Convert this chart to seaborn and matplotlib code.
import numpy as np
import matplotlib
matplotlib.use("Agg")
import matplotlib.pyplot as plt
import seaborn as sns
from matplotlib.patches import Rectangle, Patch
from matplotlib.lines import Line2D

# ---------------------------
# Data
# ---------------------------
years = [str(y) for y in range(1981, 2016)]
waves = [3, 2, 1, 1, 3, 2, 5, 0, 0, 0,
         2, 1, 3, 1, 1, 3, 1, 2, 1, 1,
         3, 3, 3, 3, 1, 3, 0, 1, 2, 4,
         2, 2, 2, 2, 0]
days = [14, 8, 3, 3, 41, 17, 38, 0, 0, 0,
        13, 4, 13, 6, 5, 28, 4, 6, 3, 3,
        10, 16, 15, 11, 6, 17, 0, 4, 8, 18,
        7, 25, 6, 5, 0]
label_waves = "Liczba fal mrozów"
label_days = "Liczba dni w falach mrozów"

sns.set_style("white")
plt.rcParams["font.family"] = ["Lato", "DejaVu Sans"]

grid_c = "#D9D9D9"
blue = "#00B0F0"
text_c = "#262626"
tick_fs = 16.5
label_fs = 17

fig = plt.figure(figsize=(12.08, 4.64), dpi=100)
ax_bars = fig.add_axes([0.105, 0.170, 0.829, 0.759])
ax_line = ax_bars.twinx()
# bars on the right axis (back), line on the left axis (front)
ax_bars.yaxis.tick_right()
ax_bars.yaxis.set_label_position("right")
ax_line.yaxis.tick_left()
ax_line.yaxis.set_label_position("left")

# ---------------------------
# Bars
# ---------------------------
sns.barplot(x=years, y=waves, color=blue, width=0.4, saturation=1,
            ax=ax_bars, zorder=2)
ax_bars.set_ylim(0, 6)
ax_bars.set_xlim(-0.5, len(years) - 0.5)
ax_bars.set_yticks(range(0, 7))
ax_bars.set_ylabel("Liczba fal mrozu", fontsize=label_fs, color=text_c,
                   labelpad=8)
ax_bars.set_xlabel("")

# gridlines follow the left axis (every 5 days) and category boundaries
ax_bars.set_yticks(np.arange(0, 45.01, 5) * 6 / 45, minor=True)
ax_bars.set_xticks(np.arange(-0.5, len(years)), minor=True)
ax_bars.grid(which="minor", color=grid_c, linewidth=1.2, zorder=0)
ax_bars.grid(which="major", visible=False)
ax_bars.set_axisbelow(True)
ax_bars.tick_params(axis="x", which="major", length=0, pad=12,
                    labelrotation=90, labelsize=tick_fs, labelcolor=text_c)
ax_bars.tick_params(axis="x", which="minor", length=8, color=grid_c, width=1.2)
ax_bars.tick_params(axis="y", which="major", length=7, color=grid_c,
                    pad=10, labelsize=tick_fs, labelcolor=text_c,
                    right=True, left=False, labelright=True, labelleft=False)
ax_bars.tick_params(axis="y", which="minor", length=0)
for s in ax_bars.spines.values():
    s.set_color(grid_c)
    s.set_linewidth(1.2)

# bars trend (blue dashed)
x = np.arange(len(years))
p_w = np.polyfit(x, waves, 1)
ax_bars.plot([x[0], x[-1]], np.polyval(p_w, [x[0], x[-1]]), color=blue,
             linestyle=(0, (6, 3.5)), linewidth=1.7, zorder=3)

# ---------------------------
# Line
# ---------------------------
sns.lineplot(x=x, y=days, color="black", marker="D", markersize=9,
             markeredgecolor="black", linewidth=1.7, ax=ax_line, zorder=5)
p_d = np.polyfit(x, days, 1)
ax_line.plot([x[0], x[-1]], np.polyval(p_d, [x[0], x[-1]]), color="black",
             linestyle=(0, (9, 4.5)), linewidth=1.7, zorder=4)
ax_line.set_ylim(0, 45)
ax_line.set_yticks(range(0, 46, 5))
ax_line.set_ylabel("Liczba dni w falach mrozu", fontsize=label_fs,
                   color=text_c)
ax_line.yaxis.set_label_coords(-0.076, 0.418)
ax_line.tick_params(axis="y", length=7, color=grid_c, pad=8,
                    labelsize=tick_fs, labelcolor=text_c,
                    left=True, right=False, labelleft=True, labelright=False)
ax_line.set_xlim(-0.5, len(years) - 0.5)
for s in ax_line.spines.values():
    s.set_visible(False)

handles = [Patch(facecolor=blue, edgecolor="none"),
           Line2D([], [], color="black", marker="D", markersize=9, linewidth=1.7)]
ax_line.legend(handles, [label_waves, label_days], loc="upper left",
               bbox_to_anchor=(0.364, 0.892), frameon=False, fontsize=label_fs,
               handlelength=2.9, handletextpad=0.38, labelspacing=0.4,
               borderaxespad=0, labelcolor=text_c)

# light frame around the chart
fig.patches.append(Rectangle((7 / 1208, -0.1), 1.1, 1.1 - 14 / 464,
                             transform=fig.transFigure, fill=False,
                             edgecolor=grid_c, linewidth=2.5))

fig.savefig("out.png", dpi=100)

— Work instructions —
Lines from the start of the material above through the line containing "label_fs = 17" are to be duplicated exactly, and only those.

— Solution to the exercise —
Convert this chart to seaborn and matplotlib code.
import numpy as np
import matplotlib
matplotlib.use("Agg")
import matplotlib.pyplot as plt
import seaborn as sns
from matplotlib.patches import Rectangle, Patch
from matplotlib.lines import Line2D

# ---------------------------
# Data
# ---------------------------
years = [str(y) for y in range(1981, 2016)]
waves = [3, 2, 1, 1, 3, 2, 5, 0, 0, 0,
         2, 1, 3, 1, 1, 3, 1, 2, 1, 1,
         3, 3, 3, 3, 1, 3, 0, 1, 2, 4,
         2, 2, 2, 2, 0]
days = [14, 8, 3, 3, 41, 17, 38, 0, 0, 0,
        13, 4, 13, 6, 5, 28, 4, 6, 3, 3,
        10, 16, 15, 11, 6, 17, 0, 4, 8, 18,
        7, 25, 6, 5, 0]
label_waves = "Liczba fal mrozów"
label_days = "Liczba dni w falach mrozów"

sns.set_style("white")
plt.rcParams["font.family"] = ["Lato", "DejaVu Sans"]

grid_c = "#D9D9D9"
blue = "#00B0F0"
text_c = "#262626"
tick_fs = 16.5
label_fs = 17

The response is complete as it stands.